Records contained in a dataset
_ _ _ _ _
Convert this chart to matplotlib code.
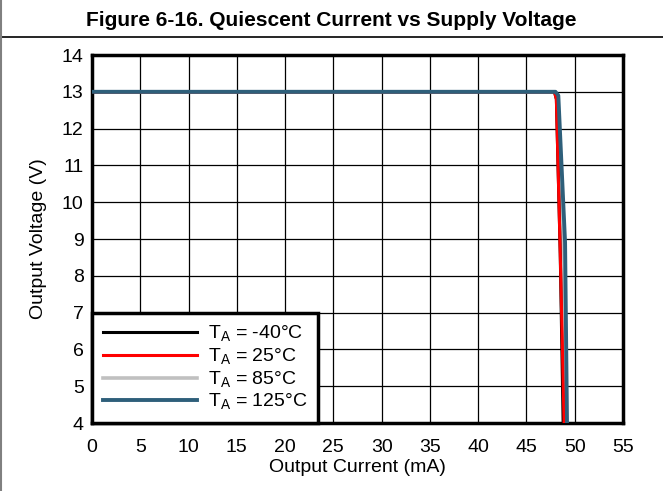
import matplotlib.pyplot as plt
from matplotlib.lines import Line2D

plt.rcParams['font.family'] = ['Liberation Sans', 'DejaVu Sans']

# curve data (output current in mA, output voltage in V)
i_m40 = [0, 47.9, 48.1, 48.5, 48.8]
v_m40 = [13, 13, 12.8, 8.6, 4]
i_25 = [0, 47.9, 48.1, 48.5, 48.9]
v_25 = [13, 13, 12.8, 8.6, 4]
i_85 = [0, 48.0, 48.2, 48.8, 49.1]
v_85 = [13, 13, 12.9, 8.8, 4]
i_125 = [0, 48.0, 48.3, 49.0, 49.2]
v_125 = [13, 13, 12.9, 8.9, 4]

labels = ['T$_\\mathregular{A}$ = -40°C', 'T$_\\mathregular{A}$ = 25°C',
          'T$_\\mathregular{A}$ = 85°C', 'T$_\\mathregular{A}$ = 125°C']
colors = ['#000000', '#ff0000', '#c0c0c0', '#2e5f7a']

x_ticks = list(range(0, 56, 5))
y_ticks = list(range(4, 15))

fig = plt.figure(figsize=(6.63, 4.91), dpi=100)
ax = fig.add_axes([92 / 663, 1 - 423 / 491, 531 / 663, 368 / 491])

ax.plot(i_m40, v_m40, color=colors[0], lw=2.2, label=labels[0], zorder=3)
ax.plot(i_25, v_25, color=colors[1], lw=2.2, label=labels[1], zorder=4)
ax.plot(i_85, v_85, color=colors[2], lw=2.6, label=labels[2], zorder=2)
ax.plot(i_125, v_125, color=colors[3], lw=2.8, label=labels[3], zorder=5)

ax.set_xlim(0, 55)
ax.set_ylim(4, 14)
ax.set_xticks(x_ticks)
ax.set_yticks(y_ticks)
ax.grid(True, color='black', lw=0.9)
ax.tick_params(length=0, labelsize=14)
ax.tick_params(axis='x', pad=11.5)
ax.tick_params(axis='y', pad=6)
for s in ax.spines.values():
    s.set_linewidth(2.5)

ax.set_xlabel('Output Current (mA)', fontsize=14, labelpad=2)
ax.set_ylabel('Output Voltage (V)', fontsize=14, labelpad=10.5)

leg = ax.legend(loc='lower left', bbox_to_anchor=(0, 0), borderaxespad=0,
                fontsize=14, handlelength=4.85, handletextpad=0.55,
                labelspacing=0.12, fancybox=False, framealpha=1,
                edgecolor='black', borderpad=0.55)
leg.get_frame().set_linewidth(2.5)

# title band with rule under it and left border
fig.text(0.5, 1 - 20 / 491, 'Figure 6-16. Quiescent Current vs Supply Voltage',
         ha='center', va='center', fontsize=15, fontweight='bold')
fig.add_artist(Line2D([0, 1], [1 - 37 / 491] * 2, color='black', lw=1.2))
fig.add_artist(Line2D([0.001, 0.001], [0, 1], color='#808080', lw=1.5))

fig.savefig('out.png', dpi=100)
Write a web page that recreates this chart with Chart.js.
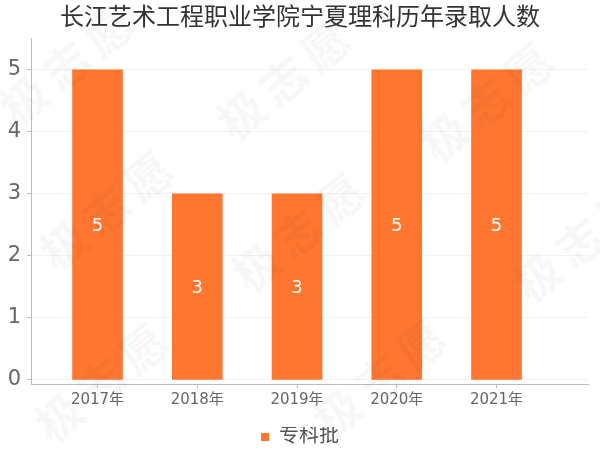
<!DOCTYPE html>
<html>
<head>
<meta charset="utf-8">
<script src="https://cdn.jsdelivr.net/npm/chart.js@4"></script>
<style>
html,body{margin:0;padding:0;background:#fff;}
#wrap{width:600px;height:450px;position:relative;}
</style>
</head>
<body>
<div id="wrap"><canvas id="c" width="600" height="450"></canvas></div>
<script>
const titleText = '长江艺术工程职业学院宁夏理科历年录取人数';
const categories = ['2017年', '2018年', '2019年', '2020年', '2021年'];
const seriesName = '专科批';
const values = [5, 3, 3, 5, 5];
const watermarkText = '极志愿';

const FONT = "'DejaVu Sans', 'Noto Sans CJK SC', sans-serif";
const ORANGE = '#fe7630';

const watermark = {
  id: 'watermark',
  afterDatasetsDraw(chart) {
    const ctx = chart.ctx;
    const spots = [[70,70],[287,85],[490,107],[110,215],[302,237],[583,247],[105,387],[383,383]];
    ctx.save();
    ctx.fillStyle = 'rgba(0,0,0,0.03)';
    ctx.font = 'bold 46px ' + FONT;
    ctx.textAlign = 'center';
    ctx.textBaseline = 'middle';
    spots.forEach(([x, y]) => {
      ctx.save();
      ctx.translate(x, y);
      ctx.rotate(-39 * Math.PI / 180);
      Array.from(watermarkText).forEach((ch, i) => {
        ctx.fillText(ch, (i - 1) * 54, 0);
      });
      ctx.restore();
    });
    ctx.restore();
  }
};

const barLabels = {
  id: 'barLabels',
  afterDatasetsDraw(chart) {
    const ctx = chart.ctx;
    const meta = chart.getDatasetMeta(0);
    ctx.save();
    ctx.fillStyle = '#ffffff';
    ctx.font = '18px ' + FONT;
    ctx.textAlign = 'center';
    ctx.textBaseline = 'middle';
    meta.data.forEach((el, i) => {
      const p = el.getProps(['x', 'y', 'base'], true);
      ctx.fillText(String(values[i]), p.x, (p.y + p.base) / 2 + 2);
    });
    ctx.restore();
  }
};

new Chart(document.getElementById('c'), {
  type: 'bar',
  data: {
    datasets: [{
      label: seriesName,
      data: values.map((v, i) => ({x: i, y: v})),
      backgroundColor: ORANGE,
      borderWidth: 0,
      barThickness: 50
    }]
  },
  options: {
    responsive: false,
    animation: false,
    devicePixelRatio: 1,
    layout: {padding: {left: 0, right: 0, top: 0, bottom: -7}},
    plugins: {
      title: {
        display: true,
        text: titleText,
        color: '#333333',
        font: {family: FONT, size: 24, weight: 'normal'},
        padding: {top: 4, bottom: 6}
      },
      legend: {
        display: true,
        position: 'bottom',
        labels: {
          boxWidth: 8,
          boxHeight: 8,
          padding: 0,
          color: '#555555',
          font: {family: FONT, size: 20}
        }
      },
      tooltip: {enabled: false}
    },
    scales: {
      x: {
        type: 'linear',
        offset: false,
        min: -0.667,
        max: 4.917,
        afterFit(s) { s.height = 43; s.paddingRight = 12; },
        border: {display: true, color: '#bbbbbb', width: 1},
        grid: {display: true, offset: false, drawOnChartArea: false, drawTicks: true, tickLength: 4, tickColor: '#bbbbbb'},
        ticks: {
          stepSize: 1,
          includeBounds: false,
          autoSkip: false,
          maxRotation: 0,
          padding: 3,
          color: '#666666',
          font: {family: FONT, size: 15},
          callback: (v) => (Number.isInteger(v) && categories[v] !== undefined) ? categories[v] : ''
        }
      },
      y: {
        min: -0.065,
        max: 5.5,
        afterFit(s) { s.width = 31; },
        border: {display: true, color: '#bbbbbb', width: 1},
        grid: {color: '#f2f2f2', drawTicks: true, tickLength: 4, tickColor: '#bbbbbb'},
        ticks: {
          stepSize: 1,
          includeBounds: false,
          padding: 6,
          color: '#666666',
          font: {family: FONT, size: 21}
        }
      }
    }
  },
  plugins: [barLabels, watermark]
});
</script>
</body>
</html>
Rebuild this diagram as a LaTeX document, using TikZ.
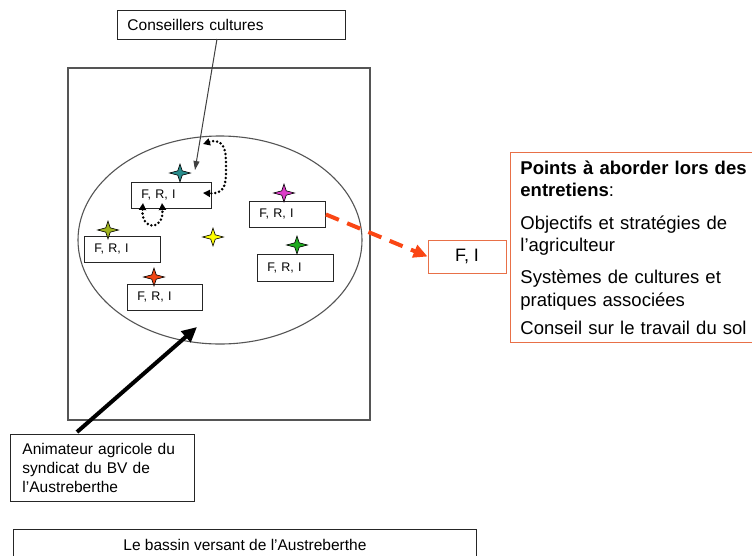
\documentclass[tikz,border=0pt]{standalone}
\usepackage{fontspec}
\setmainfont{Liberation Sans}
\usetikzlibrary{arrows.meta}
\definecolor{framegray}{RGB}{85,85,85}
\definecolor{orangebox}{RGB}{232,112,72}
\definecolor{redarrow}{RGB}{250,70,20}
\definecolor{steal}{RGB}{40,140,140}
\definecolor{smagenta}{RGB}{220,60,200}
\definecolor{sgreen}{RGB}{30,170,30}
\definecolor{syellow}{RGB}{255,255,0}
\definecolor{solive}{RGB}{160,180,30}
\definecolor{sred}{RGB}{240,70,20}
\newcommand{\fstar}[3]{\filldraw[fill=#3, draw=black, line width=0.6pt] (#1,#2) +(0,-9) -- +(2.2,-2.2) -- +(10.5,0) -- +(2.2,2.2) -- +(0,9) -- +(-2.2,2.2) -- +(-10.5,0) -- +(-2.2,-2.2) -- cycle;}
\begin{document}
\begin{tikzpicture}[x=1pt,y=-1pt,
  box/.style={draw=black!85, line width=0.9pt, anchor=north west, align=left, inner ysep=0pt},
  fri/.style={box, inner xsep=10pt, minimum height=26pt, font=\fontsize{12.5}{15}\selectfont},
  dotarrow/.style={line width=2.8pt, line cap=round, dash pattern=on 0pt off 4pt, {Triangle[length=7pt,width=7pt]}-{Triangle[length=7pt,width=7pt]}}
]
\useasboundingbox (0,0) rectangle (752,555);
\fill[white] (0,0) rectangle (752,555);

% frame and ellipse
\draw[framegray, line width=1.1pt] (68,68) rectangle (370,420);
\draw[framegray, line width=1.1pt] (220,240) ellipse [x radius=142, y radius=104];

% top box
\node (cons) [box, inner xsep=10pt, text width=208pt, minimum height=29pt, font=\fontsize{15.5}{19}\selectfont] at (117,10) {Conseillers cultures};

% F,R,I boxes
\node (b1) [fri, text width=60pt] at (131,182) {F, R, I};
\node (b2) [fri, text width=56pt] at (249,201) {F, R, I};
\node (b3) [fri, text width=56pt, minimum height=27pt] at (257,254) {F, R, I};
\node (b4) [fri, text width=56pt] at (84,236) {F, R, I};
\node (b5) [fri, text width=55pt] at (127,284) {F, R, I};

% stars
\fstar{180}{173}{steal}
\fstar{284}{193}{smagenta}
\fstar{297}{245}{sgreen}
\fstar{213}{237}{syellow}
\fstar{108}{230}{solive}
\fstar{154}{277}{sred}

% F, I box
\node (fi) [box, draw=orangebox, anchor=center, minimum width=78pt, minimum height=33pt, align=center, font=\fontsize{18}{22}\selectfont] at (467,256.5) {F, I};

% points box
\node (pts) [box, draw=orangebox, inner xsep=10pt, text width=270pt, minimum height=190pt, font=\fontsize{18.5}{22.5}\selectfont] at (510,152)
{\textbf{Points à aborder lors des}\\ \textbf{entretiens}:\\[10pt]
Objectifs et stratégies de\\ l’agriculteur\\[9.5pt]
Systèmes de cultures et\\ pratiques associées\\[5.5pt]
Conseil sur le travail du sol};

% animateur box
\node (anim) [box, inner xsep=12pt, text width=160pt, minimum height=67pt, font=\fontsize{15.5}{19}\selectfont] at (10,434)
{Animateur agricole du\\ syndicat du BV de\\ l'Austreberthe};

% bottom box
\node (bv) [box, inner xsep=0pt, minimum width=463pt, text height=21pt, text depth=30pt, align=center, font=\fontsize{15.5}{19}\selectfont] at (13,529) {Le bassin versant de l'Austreberthe};

% connectors
\coordinate (consfoot) at (217,39);
\coordinate (constip) at (195,170);
\draw[black!75, line width=1pt, -{Triangle[length=9pt,width=6pt]}] (consfoot) -- (constip);

\coordinate (astart) at (77,432);
\coordinate (atip) at (197,327);
\draw[black, line width=4pt, -{Triangle[length=15pt,width=14pt]}] (astart) -- (atip);

\draw[redarrow, line width=4pt, dash pattern=on 14pt off 9pt, -{Triangle[length=14pt,width=13pt]}] (b2.east) -- (fi.west);

% dotted loops
\coordinate (l1a) at (203,144);
\coordinate (l1b) at (203,193);
\draw[dotarrow] (l1a) .. controls (228,136) and (226,160) .. (226,172) .. controls (226,188) and (222,194) .. (l1b);
\coordinate (l2a) at (143,203);
\coordinate (l2b) at (162,203);
\draw[dotarrow] (l2a) .. controls (141,231) and (164,231) .. (l2b);
\end{tikzpicture}
\end{document}
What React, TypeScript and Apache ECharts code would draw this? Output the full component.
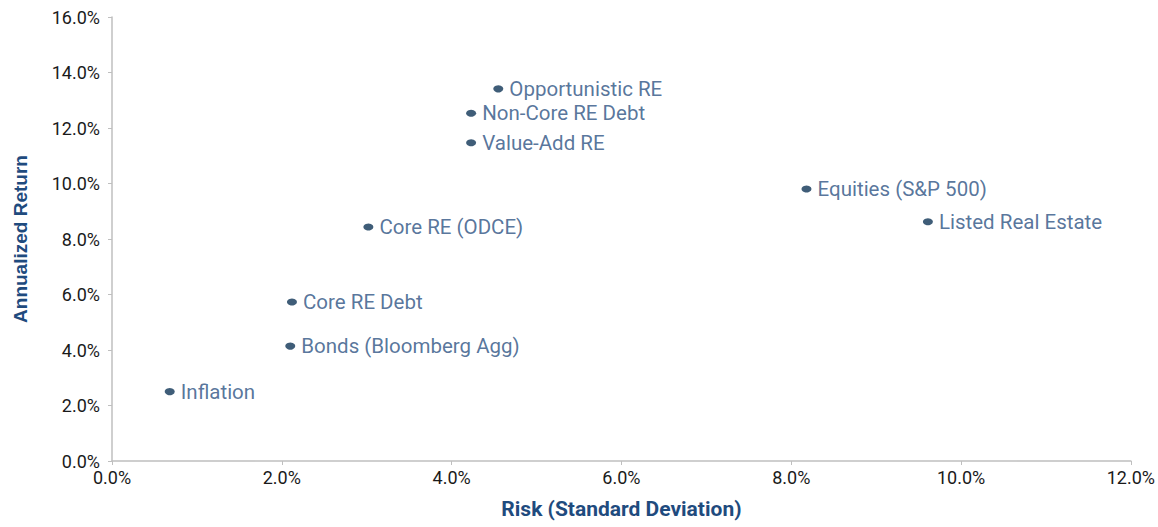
import React, { useEffect, useRef } from "react";
import * as echarts from "echarts";

const names = [
  "Inflation",
  "Bonds (Bloomberg Agg)",
  "Core RE Debt",
  "Core RE (ODCE)",
  "Value-Add RE",
  "Non-Core RE Debt",
  "Opportunistic RE",
  "Equities (S&P 500)",
  "Listed Real Estate",
];
const risk = [0.68, 2.1, 2.12, 3.02, 4.23, 4.23, 4.55, 8.18, 9.61];
const ret = [2.5, 4.14, 5.73, 8.43, 11.47, 12.53, 13.41, 9.8, 8.62];

export default function App() {
  const ref = useRef<HTMLDivElement>(null);
  useEffect(() => {
    const chart = echarts.init(ref.current!, null, { renderer: "svg" });
    const fmt = (v: number) => v.toFixed(1) + "%";
    chart.setOption({
      animation: false,
      textStyle: { fontFamily: "Roboto" },
      grid: { left: 112, right: 22, top: 17, bottom: 66 },
      xAxis: {
        type: "value",
        min: 0,
        max: 12,
        interval: 2,
        name: "Risk (Standard Deviation)",
        nameLocation: "middle",
        nameGap: 37,
        nameTextStyle: { color: "#1f4b7e", fontSize: 21, fontWeight: "bold", fontFamily: "Roboto" },
        axisLine: { lineStyle: { color: "#bfbfbf", width: 1.5 } },
        axisTick: { show: true, length: 4, lineStyle: { color: "#bfbfbf" } },
        axisLabel: { formatter: fmt, color: "#1a1a1a", fontSize: 18, margin: 7, fontFamily: "Roboto" },
        splitLine: { show: false },
      },
      yAxis: {
        type: "value",
        min: 0,
        max: 16,
        interval: 2,
        name: "Annualized Return",
        nameLocation: "middle",
        nameGap: 82,
        nameTextStyle: {
          color: "#1f4b7e",
          fontSize: 19,
          fontWeight: "bold",
          fontFamily: "Liberation Sans",
        },
        axisLine: { show: true, lineStyle: { color: "#bfbfbf", width: 1.5 } },
        axisTick: { show: true, length: 4, lineStyle: { color: "#bfbfbf" } },
        axisLabel: { formatter: fmt, color: "#1a1a1a", fontSize: 18, margin: 12, fontFamily: "Roboto" },
        splitLine: { show: false },
      },
      series: [
        {
          type: "scatter",
          symbol: "circle",
          symbolSize: [10, 7],
          itemStyle: { color: "#0f3556" },
          data: names.map((n, i) => ({ name: n, value: [risk[i], ret[i]] })),
          label: {
            show: true,
            position: "right",
            distance: 6,
            formatter: (p: any) => p.name,
            color: "#2d5282",
            fontSize: 20.5,
            fontWeight: "normal",
            fontFamily: "Roboto",
          },
        },
      ],
    });
    return () => chart.dispose();
  }, []);
  return (
    <div
      ref={ref}
      style={{ position: "absolute", left: 0, top: 0, width: 1158, height: 527, background: "#fff" }}
    />
  );
}
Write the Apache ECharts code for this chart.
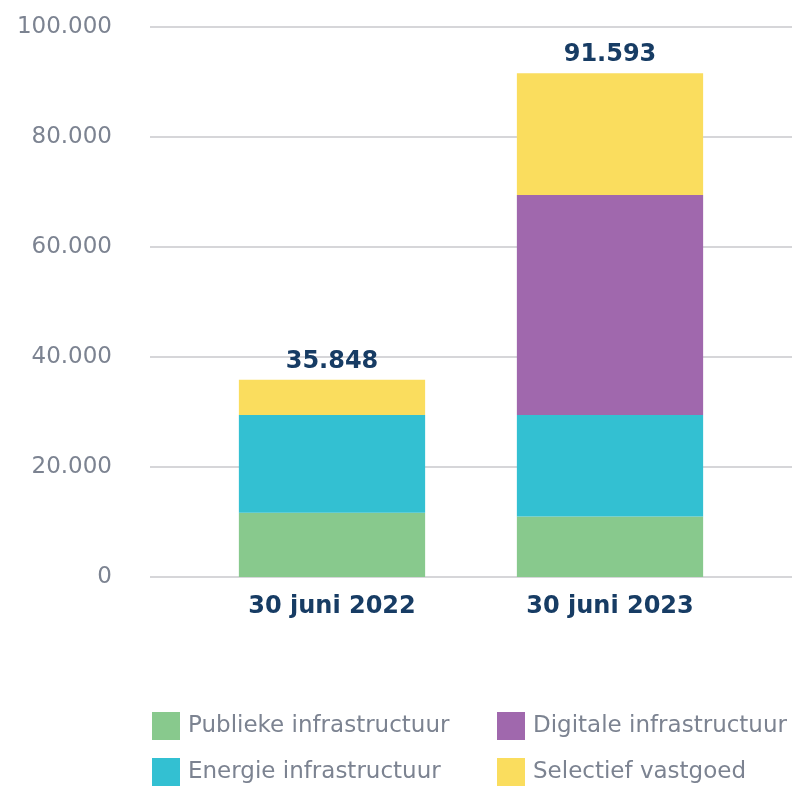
_ _ _ _ _
_Stated task:_
Give again, please, precisely the lines that begin the records and run through the line with "ax = fig.add_axes([92" in it, keeping both end lines and dropping any pictures.

_Solution for this exercise:_
Convert this chart to matplotlib code.
import matplotlib.pyplot as plt
from matplotlib.lines import Line2D

plt.rcParams['font.family'] = ['Liberation Sans', 'DejaVu Sans']

# curve data (output current in mA, output voltage in V)
i_m40 = [0, 47.9, 48.1, 48.5, 48.8]
v_m40 = [13, 13, 12.8, 8.6, 4]
i_25 = [0, 47.9, 48.1, 48.5, 48.9]
v_25 = [13, 13, 12.8, 8.6, 4]
i_85 = [0, 48.0, 48.2, 48.8, 49.1]
v_85 = [13, 13, 12.9, 8.8, 4]
i_125 = [0, 48.0, 48.3, 49.0, 49.2]
v_125 = [13, 13, 12.9, 8.9, 4]

labels = ['T$_\\mathregular{A}$ = -40°C', 'T$_\\mathregular{A}$ = 25°C',
          'T$_\\mathregular{A}$ = 85°C', 'T$_\\mathregular{A}$ = 125°C']
colors = ['#000000', '#ff0000', '#c0c0c0', '#2e5f7a']

x_ticks = list(range(0, 56, 5))
y_ticks = list(range(4, 15))

fig = plt.figure(figsize=(6.63, 4.91), dpi=100)
ax = fig.add_axes([92 / 663, 1 - 423 / 491, 531 / 663, 368 / 491])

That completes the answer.